You came, and then you left. Physically, anyway. You left a piece of yourself here, perhaps wholly unintentionally at first, but daily tethered were we by texts, emails, phone calls when you weren’t sure you could or wanted to keep going, when you wanted to hear my voice, when you wanted to pretend to be upset I was standing with my feet in the Pacific and you weren’t.

But ride off, you did – as you had to, and as I was excited for you to, even as I realized missing you had already most likely become inevitable. Pushed and pulled pedals through the miles of fatigue you insisted on spending yourself on, losing yourself in – and that was your summer. My summer was likewise a blur – of legs treading trails, ogling waterfalls, embracing a new level of busy, but also laden with anticipation, this adorable pterodactyl niece on the way, training for races I wasn’t sure I could really run, a friendship steadily deepening with daily exchanges, so many changes on the horizon.

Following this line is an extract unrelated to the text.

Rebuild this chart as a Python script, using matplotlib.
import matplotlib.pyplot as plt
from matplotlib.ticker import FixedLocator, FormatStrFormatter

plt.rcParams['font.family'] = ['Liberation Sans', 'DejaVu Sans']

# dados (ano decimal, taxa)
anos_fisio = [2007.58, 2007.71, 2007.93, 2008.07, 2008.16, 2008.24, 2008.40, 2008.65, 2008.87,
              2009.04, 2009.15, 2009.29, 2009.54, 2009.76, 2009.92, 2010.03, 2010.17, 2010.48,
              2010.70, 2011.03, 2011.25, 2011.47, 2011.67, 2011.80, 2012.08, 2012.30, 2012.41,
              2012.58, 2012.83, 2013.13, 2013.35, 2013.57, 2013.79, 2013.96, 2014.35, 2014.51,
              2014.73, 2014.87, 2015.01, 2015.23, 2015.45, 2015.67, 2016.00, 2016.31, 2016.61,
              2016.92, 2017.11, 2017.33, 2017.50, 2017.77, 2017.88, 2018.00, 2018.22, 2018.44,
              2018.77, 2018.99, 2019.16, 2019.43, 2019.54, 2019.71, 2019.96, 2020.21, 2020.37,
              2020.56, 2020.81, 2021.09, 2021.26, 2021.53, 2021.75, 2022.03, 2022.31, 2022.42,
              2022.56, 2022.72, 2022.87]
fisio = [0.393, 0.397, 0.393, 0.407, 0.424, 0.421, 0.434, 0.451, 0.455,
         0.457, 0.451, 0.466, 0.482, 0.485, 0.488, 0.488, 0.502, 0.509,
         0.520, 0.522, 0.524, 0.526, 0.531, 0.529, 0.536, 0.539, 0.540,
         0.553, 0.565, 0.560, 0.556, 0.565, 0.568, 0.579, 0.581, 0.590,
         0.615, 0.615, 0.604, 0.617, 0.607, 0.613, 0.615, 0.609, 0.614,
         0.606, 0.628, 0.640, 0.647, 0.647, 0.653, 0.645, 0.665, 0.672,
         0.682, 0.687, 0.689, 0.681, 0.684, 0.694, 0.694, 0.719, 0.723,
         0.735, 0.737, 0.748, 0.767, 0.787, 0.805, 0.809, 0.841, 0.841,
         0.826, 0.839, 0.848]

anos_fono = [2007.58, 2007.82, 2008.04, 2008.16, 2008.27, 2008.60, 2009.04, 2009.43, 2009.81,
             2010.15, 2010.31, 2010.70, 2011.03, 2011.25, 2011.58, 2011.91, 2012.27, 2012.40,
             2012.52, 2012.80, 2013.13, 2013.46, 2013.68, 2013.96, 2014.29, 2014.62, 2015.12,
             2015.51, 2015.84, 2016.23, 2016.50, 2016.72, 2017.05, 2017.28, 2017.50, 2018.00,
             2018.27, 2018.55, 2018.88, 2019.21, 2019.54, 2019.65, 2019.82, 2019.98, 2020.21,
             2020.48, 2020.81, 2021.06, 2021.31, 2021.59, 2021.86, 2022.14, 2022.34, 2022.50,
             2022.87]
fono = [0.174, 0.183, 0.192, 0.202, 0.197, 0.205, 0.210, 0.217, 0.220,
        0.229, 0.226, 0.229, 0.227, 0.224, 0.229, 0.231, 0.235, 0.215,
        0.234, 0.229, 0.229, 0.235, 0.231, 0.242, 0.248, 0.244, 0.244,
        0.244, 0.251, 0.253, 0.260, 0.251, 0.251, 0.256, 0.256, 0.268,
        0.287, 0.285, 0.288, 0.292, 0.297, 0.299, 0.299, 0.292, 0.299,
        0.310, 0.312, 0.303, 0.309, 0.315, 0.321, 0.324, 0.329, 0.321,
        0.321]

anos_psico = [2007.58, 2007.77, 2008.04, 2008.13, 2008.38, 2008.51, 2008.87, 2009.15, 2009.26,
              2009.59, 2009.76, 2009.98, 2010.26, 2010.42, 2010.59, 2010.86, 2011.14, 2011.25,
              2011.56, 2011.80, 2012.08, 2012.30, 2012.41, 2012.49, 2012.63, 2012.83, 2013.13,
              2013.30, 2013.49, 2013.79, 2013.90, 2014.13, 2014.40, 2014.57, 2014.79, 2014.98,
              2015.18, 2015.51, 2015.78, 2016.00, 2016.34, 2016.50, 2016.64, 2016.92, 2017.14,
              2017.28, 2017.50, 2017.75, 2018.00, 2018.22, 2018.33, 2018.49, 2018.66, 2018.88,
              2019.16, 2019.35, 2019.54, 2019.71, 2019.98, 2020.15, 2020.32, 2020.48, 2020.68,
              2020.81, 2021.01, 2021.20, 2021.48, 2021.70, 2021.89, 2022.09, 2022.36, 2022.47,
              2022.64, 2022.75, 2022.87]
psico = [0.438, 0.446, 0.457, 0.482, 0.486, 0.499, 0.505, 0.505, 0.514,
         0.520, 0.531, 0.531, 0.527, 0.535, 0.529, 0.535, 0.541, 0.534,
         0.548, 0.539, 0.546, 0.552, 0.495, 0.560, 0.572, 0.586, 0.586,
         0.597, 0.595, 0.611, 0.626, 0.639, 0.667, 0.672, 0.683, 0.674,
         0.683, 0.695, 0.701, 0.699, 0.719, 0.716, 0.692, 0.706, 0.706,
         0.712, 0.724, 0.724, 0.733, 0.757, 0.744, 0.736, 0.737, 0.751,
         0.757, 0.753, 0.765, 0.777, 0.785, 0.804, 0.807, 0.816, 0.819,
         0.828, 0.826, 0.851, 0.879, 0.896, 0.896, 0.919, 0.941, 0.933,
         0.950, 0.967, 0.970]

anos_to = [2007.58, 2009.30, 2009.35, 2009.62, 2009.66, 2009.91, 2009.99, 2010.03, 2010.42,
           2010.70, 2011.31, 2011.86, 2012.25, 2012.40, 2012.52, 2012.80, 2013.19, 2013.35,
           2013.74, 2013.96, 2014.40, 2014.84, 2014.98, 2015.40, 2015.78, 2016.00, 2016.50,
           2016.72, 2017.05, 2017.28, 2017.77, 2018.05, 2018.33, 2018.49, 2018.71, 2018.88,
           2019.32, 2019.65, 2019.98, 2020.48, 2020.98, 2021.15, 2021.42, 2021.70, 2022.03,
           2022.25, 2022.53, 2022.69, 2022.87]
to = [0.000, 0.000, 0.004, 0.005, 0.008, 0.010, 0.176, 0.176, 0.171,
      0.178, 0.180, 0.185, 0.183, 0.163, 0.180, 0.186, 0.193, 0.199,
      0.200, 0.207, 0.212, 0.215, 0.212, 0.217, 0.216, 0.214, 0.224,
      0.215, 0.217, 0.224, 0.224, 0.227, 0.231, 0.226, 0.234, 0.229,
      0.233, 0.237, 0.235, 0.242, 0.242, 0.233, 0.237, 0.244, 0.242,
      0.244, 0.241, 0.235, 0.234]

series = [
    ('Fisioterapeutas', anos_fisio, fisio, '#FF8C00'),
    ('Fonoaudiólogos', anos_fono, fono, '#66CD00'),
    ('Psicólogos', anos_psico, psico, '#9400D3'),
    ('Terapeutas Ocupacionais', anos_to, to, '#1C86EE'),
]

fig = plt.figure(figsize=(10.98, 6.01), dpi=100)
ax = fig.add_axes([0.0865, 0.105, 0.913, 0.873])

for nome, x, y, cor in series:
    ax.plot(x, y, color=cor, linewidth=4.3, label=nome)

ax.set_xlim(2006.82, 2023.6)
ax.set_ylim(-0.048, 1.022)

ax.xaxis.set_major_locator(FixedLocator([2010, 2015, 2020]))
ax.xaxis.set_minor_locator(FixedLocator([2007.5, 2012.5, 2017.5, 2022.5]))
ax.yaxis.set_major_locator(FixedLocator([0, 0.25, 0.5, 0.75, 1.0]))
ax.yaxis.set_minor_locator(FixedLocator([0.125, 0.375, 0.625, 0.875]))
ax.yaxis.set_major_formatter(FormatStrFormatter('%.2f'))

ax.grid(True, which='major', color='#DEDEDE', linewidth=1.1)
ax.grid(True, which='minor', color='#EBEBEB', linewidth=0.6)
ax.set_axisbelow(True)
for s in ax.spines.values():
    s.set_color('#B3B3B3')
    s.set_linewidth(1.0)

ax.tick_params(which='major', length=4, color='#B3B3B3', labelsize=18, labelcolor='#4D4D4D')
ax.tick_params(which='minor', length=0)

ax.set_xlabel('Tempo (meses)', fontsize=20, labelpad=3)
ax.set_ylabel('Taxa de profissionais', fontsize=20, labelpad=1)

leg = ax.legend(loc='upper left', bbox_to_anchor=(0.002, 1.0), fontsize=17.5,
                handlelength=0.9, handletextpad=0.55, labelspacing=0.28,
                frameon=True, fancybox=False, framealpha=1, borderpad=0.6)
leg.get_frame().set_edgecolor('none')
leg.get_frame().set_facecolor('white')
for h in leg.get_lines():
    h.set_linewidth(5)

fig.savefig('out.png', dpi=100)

Some things impending don’t need a name, but we tried anyway: a white whale, an albatross, separate souls adrift in the same sea. Writers both, we’d each our own heads to lose ourselves in with little effort. I tried to think it was nothing, knew it was something; you said you weren’t sure it could be anything, even as you routinely acted as if it were everything.

We staged a great road trip adventure (complete with exclaiming acronym!) and snagged weekends thereafter, kidnapped them from our respective schedules. I fell in love with a small town nestled beneath some of the most stunning mountains I’ve ever seen, and you kept finding ways to keep me there. Thanksgiving became a three-week festivity, lingering nearly to Christmas. Your landlord joked I’d moved in; my friends wondered if I was ever coming back to Portland. What had been a someday, maybe fell instead toward when?

I came home – or to what has these past four years been home – and you followed only a few days later. Co-workers were met, and then a few weeks later, family introduced. Packing became my daily evening ritual; each box sealed was another step from before to after, the unsteady in-between-times past to this happily unwritten present: exciting new terrain to navigate and explore. There are plenty of questions, yes, but it seems like maybe there are just as many answers, even if we haven’t yet unearthed all the right words for them.

The change of address forms are through; this week is my last here, though I’ll surely be back to visit my beloved and eccentric Portlandia, to hug the bodies belonging to the faces of those I can count on missing terribly, to frequent favorite haunts and all the best coffee shops.

In a week, I’ll again be a Washingtonian, nearer those snowy peaks and cold mountain lakes. In a week, I’ll have traded the bustling city streets of Portland for the hard-packed and secluded trails of Wenatchee foothills. In a week, I’ll have traded this stretch of Columbia for that. In a week, I’ll be with you – and for the first time, I won’t just be visiting.